# FP nib



## fernhills (Nov 26, 2009)

Was just wondering about the 750 solid gold nib that CSUSA sells with their limited editions.
Are they the real M`coy? Doesn`t seem like it, for $10-15 more then with the regular kit. Any one have any insight about these kits. I am thinking about buying a few, since i am all out of the standard kits.  Carl


----------



## mrcook4570 (Nov 26, 2009)

They were originally priced around $150.  Now they are priced to move.


----------



## fernhills (Nov 26, 2009)

Just looked they are out of stock in the gold. They have the black ti in the statesmans. Oh well.


----------



## Texatdurango (Nov 26, 2009)

fernhills said:


> Was just wondering about the 750 solid gold nib that CSUSA sells with their limited editions.
> Are they the real M`coy? Doesn`t seem like it, for $10-15 more then with the regular kit. Any one have any insight about these kits. I am thinking about buying a few, since i am all out of the standard kits. Carl


 
If they are stamped with 750 or 18k they are solid gold but having never seen one, my concern is that they would still have the cheesy Dayacom logo on them which would be a turn off to many folks.

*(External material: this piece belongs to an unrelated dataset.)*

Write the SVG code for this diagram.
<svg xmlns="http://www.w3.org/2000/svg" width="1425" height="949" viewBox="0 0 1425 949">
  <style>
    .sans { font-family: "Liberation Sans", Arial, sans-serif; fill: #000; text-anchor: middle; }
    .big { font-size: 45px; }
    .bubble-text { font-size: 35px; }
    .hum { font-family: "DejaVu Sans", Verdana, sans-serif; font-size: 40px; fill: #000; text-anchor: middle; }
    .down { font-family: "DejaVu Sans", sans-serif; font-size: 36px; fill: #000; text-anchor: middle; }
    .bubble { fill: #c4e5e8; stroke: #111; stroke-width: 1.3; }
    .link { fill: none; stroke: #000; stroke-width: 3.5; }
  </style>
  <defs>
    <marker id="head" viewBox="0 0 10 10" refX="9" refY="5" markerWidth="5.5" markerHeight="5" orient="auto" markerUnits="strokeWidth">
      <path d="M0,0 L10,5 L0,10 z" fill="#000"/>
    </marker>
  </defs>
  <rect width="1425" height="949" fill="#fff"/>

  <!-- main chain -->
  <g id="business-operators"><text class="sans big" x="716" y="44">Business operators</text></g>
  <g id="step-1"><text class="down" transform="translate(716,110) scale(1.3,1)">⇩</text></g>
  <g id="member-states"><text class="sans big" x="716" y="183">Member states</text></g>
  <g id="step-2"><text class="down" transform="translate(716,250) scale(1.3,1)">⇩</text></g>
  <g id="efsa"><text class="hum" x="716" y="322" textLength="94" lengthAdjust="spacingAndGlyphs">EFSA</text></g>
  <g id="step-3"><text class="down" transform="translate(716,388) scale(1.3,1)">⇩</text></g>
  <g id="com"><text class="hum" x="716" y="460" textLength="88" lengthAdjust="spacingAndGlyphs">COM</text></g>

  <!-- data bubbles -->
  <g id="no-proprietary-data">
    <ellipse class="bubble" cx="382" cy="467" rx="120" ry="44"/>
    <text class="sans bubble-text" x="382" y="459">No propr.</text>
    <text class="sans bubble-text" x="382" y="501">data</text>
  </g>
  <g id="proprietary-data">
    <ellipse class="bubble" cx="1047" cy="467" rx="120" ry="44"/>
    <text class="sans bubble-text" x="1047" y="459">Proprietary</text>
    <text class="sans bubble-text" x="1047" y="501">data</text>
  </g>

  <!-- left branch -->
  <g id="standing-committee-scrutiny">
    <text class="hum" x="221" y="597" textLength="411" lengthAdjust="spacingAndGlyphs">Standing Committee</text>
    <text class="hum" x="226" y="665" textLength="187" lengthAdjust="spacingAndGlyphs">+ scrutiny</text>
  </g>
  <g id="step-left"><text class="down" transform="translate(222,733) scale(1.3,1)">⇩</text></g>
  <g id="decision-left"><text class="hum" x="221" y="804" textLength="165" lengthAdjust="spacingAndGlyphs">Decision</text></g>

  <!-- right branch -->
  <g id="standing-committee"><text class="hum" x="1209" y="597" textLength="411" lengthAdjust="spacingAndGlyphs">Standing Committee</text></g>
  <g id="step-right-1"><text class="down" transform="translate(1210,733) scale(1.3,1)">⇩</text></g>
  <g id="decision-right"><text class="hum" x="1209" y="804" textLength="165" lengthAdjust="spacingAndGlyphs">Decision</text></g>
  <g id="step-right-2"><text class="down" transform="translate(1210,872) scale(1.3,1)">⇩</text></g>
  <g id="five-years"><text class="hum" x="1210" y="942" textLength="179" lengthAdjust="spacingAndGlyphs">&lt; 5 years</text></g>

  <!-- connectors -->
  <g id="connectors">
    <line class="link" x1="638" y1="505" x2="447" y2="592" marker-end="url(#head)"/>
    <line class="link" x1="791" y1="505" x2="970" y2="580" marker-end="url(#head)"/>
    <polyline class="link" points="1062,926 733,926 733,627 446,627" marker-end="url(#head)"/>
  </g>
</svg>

How are you arriving at the $10 - 15 price difference? As an example, the statesman blk titanium fountain kit is $32.50 while the limited edition is $75 or $42.50 more expensive, more than twice as much as the regular statesman. So the nib is costing you $42.50.

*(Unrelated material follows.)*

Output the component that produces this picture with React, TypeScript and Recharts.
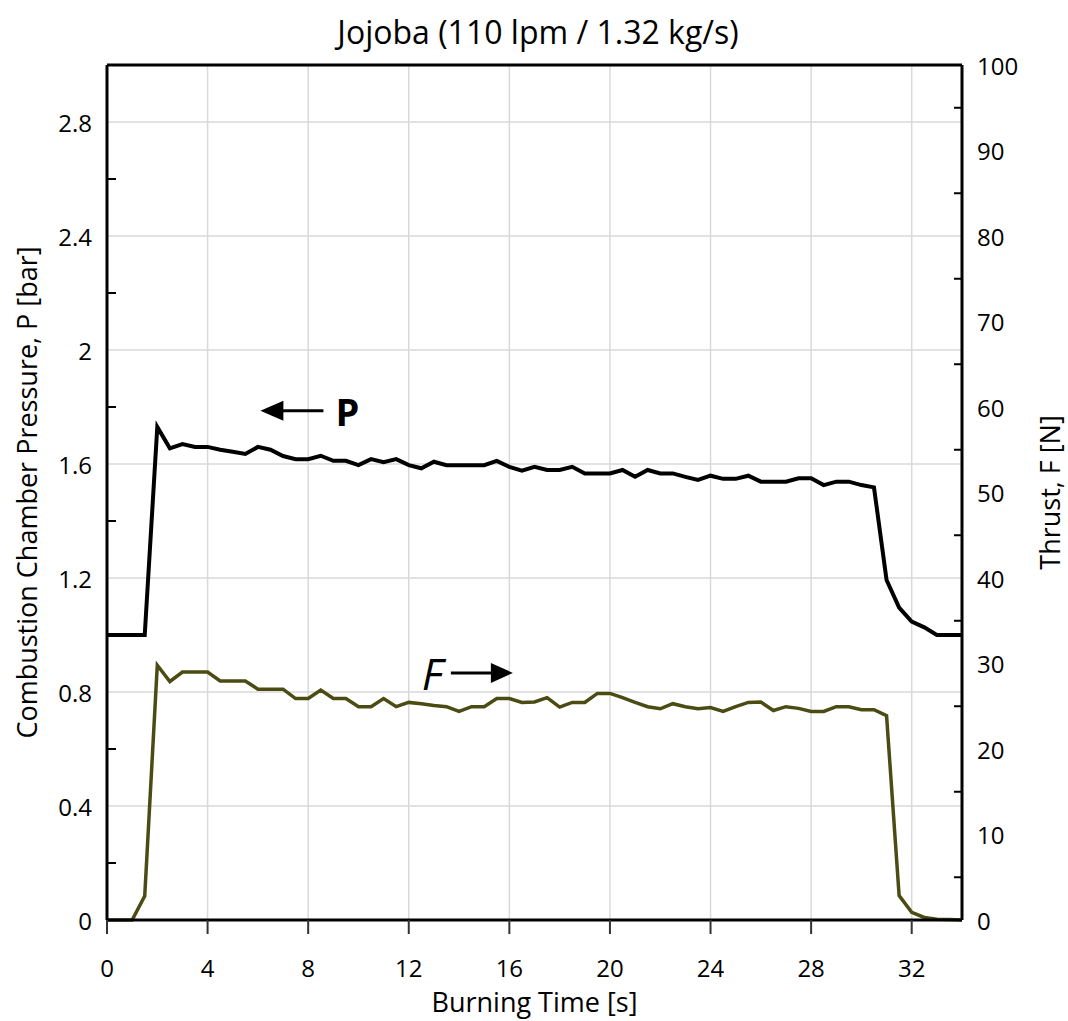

Plus, you get further quantity discounts up to another 25% with the statesman while the limited editions don't according to their website.

But, if a broad 18k gold nib is what you are after, $42.50 isn't a bad price.... if it isn't stamped Dayacom!


----------



## fernhills (Nov 26, 2009)

Hi, i was thinking on the idea of taking the solid gold nib and putting it on Emperor or the Imperial. In other words buy the Statesman`s Ltd. edition for 74.00 and buy the Imperial/Emperor standard for 55/63 and swap out the nibs. Then can the thought of a Ltd. edition and just sell the statesman at normal price and add 100 or more to the cost of an Emperor/Imperial of which i feel would sell quicker and for higher prices. I have sold recently both an Emperor and a Imperial for 160 and 190 and a couple of majestics for 140 to 199. I will see if it has dayacom printing on nib. Thanks for your input.  Carl


----------



## JerrySambrook (Nov 26, 2009)

The limited edition pens are serialized as well.
I don't know if calling it a limited edition is a proper thing to do by replacing the nib from a limited editioin pen into a regular pen

Why not buy one of Lou's nibs instead, and sell it as an upgraded.

Just my .02

Jerry


----------



## fernhills (Nov 27, 2009)

JerrySambrook said:


> The limited edition pens are serialized as well.
> I don't know if calling it a limited edition is a proper thing to do by replacing the nib from a limited editioin pen into a regular pen
> 
> Why not buy one of Lou's nibs instead, and sell it as an upgraded.
> ...



I think i said can the whole thought of Ltd. edition, in my view, its a joke anyway.  Carl


----------